If I did it again, I'd carve out more prep time upfront, and for the most complex end-to-end journeys I'd push for a sturdier build than a prototype. I also came away with real respect for the operational side of research at this scale - consistent note-taking, daily synthesis and enough hands on deck made a genuine difference to how good the output was.
AI workflow note
AI played a supporting role in the research workflow, mainly helping the team process and synthesise a large volume of qualitative data more efficiently - organising notes, reviewing transcripts, identifying repeated themes and structuring early synthesis outputs.
It was never a replacement for researcher judgement. All outputs were reviewed, checked and interpreted by the team, with human judgement central to what made it into the final findings.

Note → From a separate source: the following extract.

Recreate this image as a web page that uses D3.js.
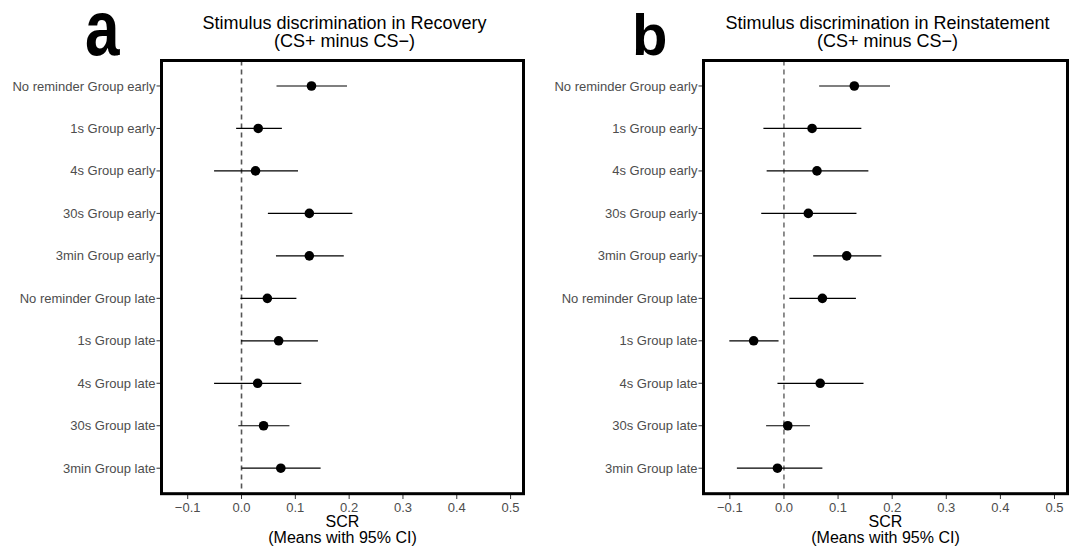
<!DOCTYPE html>
<html lang="en">
<head>
<meta charset="UTF-8" />
<script src="https://d3js.org/d3.v7.min.js"></script>
<title>Stimulus discrimination</title>
<style>
  body { margin: 0; background: #fff; }
  svg { font-family: "Liberation Sans", Arial, sans-serif; }
  .tick-label { fill: #4d4d4d; font-size: 13px; }
  .ci { stroke: #000; stroke-width: 1.2; }
  .dot { fill: #000; }
</style>
</head>
<body>
<script>
// groups, top to bottom
var groups = ["No reminder Group early", "1s Group early", "4s Group early", "30s Group early", "3min Group early",
              "No reminder Group late", "1s Group late", "4s Group late", "30s Group late", "3min Group late"];

// panel a: recovery
var recMean = [0.130, 0.031, 0.026, 0.126, 0.126, 0.048, 0.069, 0.030, 0.041, 0.073];
var recLow  = [0.065, -0.010, -0.051, 0.049, 0.064, -0.002, -0.001, -0.051, -0.006, 0.000];
var recHigh = [0.196, 0.075, 0.105, 0.206, 0.190, 0.102, 0.142, 0.111, 0.089, 0.147];

// panel b: reinstatement
var reiMean = [0.130, 0.052, 0.061, 0.045, 0.116, 0.071, -0.056, 0.067, 0.007, -0.012];
var reiLow  = [0.065, -0.038, -0.032, -0.042, 0.054, 0.010, -0.101, -0.012, -0.033, -0.087];
var reiHigh = [0.196, 0.143, 0.156, 0.134, 0.180, 0.133, -0.010, 0.147, 0.048, 0.071];

var xTicks = [-0.1, 0, 0.1, 0.2, 0.3, 0.4, 0.5];

var width = 1072, height = 547;
var svg = d3.select("body").append("svg").attr("width", width).attr("height", height);

function panel(opt) {
  var x = d3.scaleLinear().domain([-0.1487, 0.524]).range([opt.left, opt.right]);
  var y = d3.scalePoint().domain(groups).range([60.5, 493.7]).padding(0.6);
  var g = svg.append("g");
  var cx = (opt.left + opt.right) / 2;

  // y axis labels + ticks
  g.selectAll(".ylab").data(groups).enter().append("text")
    .attr("class", "tick-label")
    .attr("x", opt.left - 6).attr("y", function(d){ return y(d); })
    .attr("dy", "0.35em").attr("text-anchor", "end")
    .text(function(d){ return d; });
  g.selectAll(".ytick").data(groups).enter().append("line")
    .attr("x1", opt.left - 5).attr("x2", opt.left)
    .attr("y1", function(d){ return y(d); }).attr("y2", function(d){ return y(d); })
    .attr("stroke", "#333").attr("stroke-width", 1);

  // x axis
  g.selectAll(".xtick").data(xTicks).enter().append("line")
    .attr("x1", function(d){ return x(d); }).attr("x2", function(d){ return x(d); })
    .attr("y1", 494).attr("y2", 499)
    .attr("stroke", "#333").attr("stroke-width", 1);
  g.selectAll(".xlab").data(xTicks).enter().append("text")
    .attr("class", "tick-label")
    .attr("x", function(d){ return x(d); }).attr("y", 511.5)
    .attr("text-anchor", "middle")
    .text(function(d){ return d3.format(".1f")(d).replace("-", "\u2212"); });

  // zero line
  g.append("line")
    .attr("x1", x(0)).attr("x2", x(0)).attr("y1", 60.5).attr("y2", 493.7)
    .attr("stroke", opt.zeroColor).attr("stroke-width", opt.zeroWidth)
    .attr("stroke-dasharray", "5,4");

  // intervals and means
  var rows = groups.map(function(d, i){ return {g: d, m: opt.mean[i], lo: opt.low[i], hi: opt.high[i]}; });
  g.selectAll(".ci").data(rows).enter().append("line")
    .attr("class", "ci")
    .attr("x1", function(d){ return x(d.lo); }).attr("x2", function(d){ return x(d.hi); })
    .attr("y1", function(d){ return y(d.g); }).attr("y2", function(d){ return y(d.g); });
  g.selectAll(".dot").data(rows).enter().append("circle")
    .attr("class", "dot")
    .attr("cx", function(d){ return x(d.m); }).attr("cy", function(d){ return y(d.g); })
    .attr("r", 4.8);

  // border
  g.append("rect")
    .attr("x", opt.left).attr("y", 60.5)
    .attr("width", opt.right - opt.left).attr("height", 493.7 - 60.5)
    .attr("fill", "none").attr("stroke", "#000").attr("stroke-width", 3);

  // title
  var t = g.append("text").attr("text-anchor", "middle").attr("font-size", "18px").attr("fill", "#000");
  t.append("tspan").attr("x", cx + 2).attr("y", 28.5).text(opt.title);
  t.append("tspan").attr("x", cx + 2).attr("y", 47).text("(CS+ minus CS\u2212)");

  // x title
  var xt = g.append("text").attr("text-anchor", "middle").attr("font-size", "16px").attr("fill", "#000");
  xt.append("tspan").attr("x", cx).attr("y", 527).text("SCR");
  xt.append("tspan").attr("x", cx).attr("y", 542.5).text("(Means with 95% CI)");

  // panel letter
  g.append("text")
    .attr("transform", "translate(" + opt.letterX + ",55) scale(" + opt.letterSx + "," + opt.letterSy + ")")
    .attr("font-weight", "bold").attr("font-size", "58px")
    .text(opt.letter);
}

panel({left: 161.5, right: 523.5, mean: recMean, low: recLow, high: recHigh,
       title: "Stimulus discrimination in Recovery", zeroColor: "#555", zeroWidth: 1.6,
       letter: "a", letterX: 85, letterSx: 1.07, letterSy: 1.33});
panel({left: 703.5, right: 1067.5, mean: reiMean, low: reiLow, high: reiHigh,
       title: "Stimulus discrimination in Reinstatement", zeroColor: "#333", zeroWidth: 1.1,
       letter: "b", letterX: 632, letterSx: 1, letterSy: 1});
</script>
</body>
</html>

AI helped us move faster through the volume of material; the meaning-making, prioritisation and final calls stayed with the researchers and designers.
A useful learning: using AI well still requires strong operational rigour. Notes, transcripts and recordings had to be prepared in a consistent, usable format before they could be analysed effectively - so while AI accelerated synthesis, it also reinforced the importance of clean inputs, clear structure and active human review.
Most valuable as an efficiency and synthesis support tool - helping the team work through large amounts of qualitative evidence quickly, while keeping the research grounded, reviewed and human-led.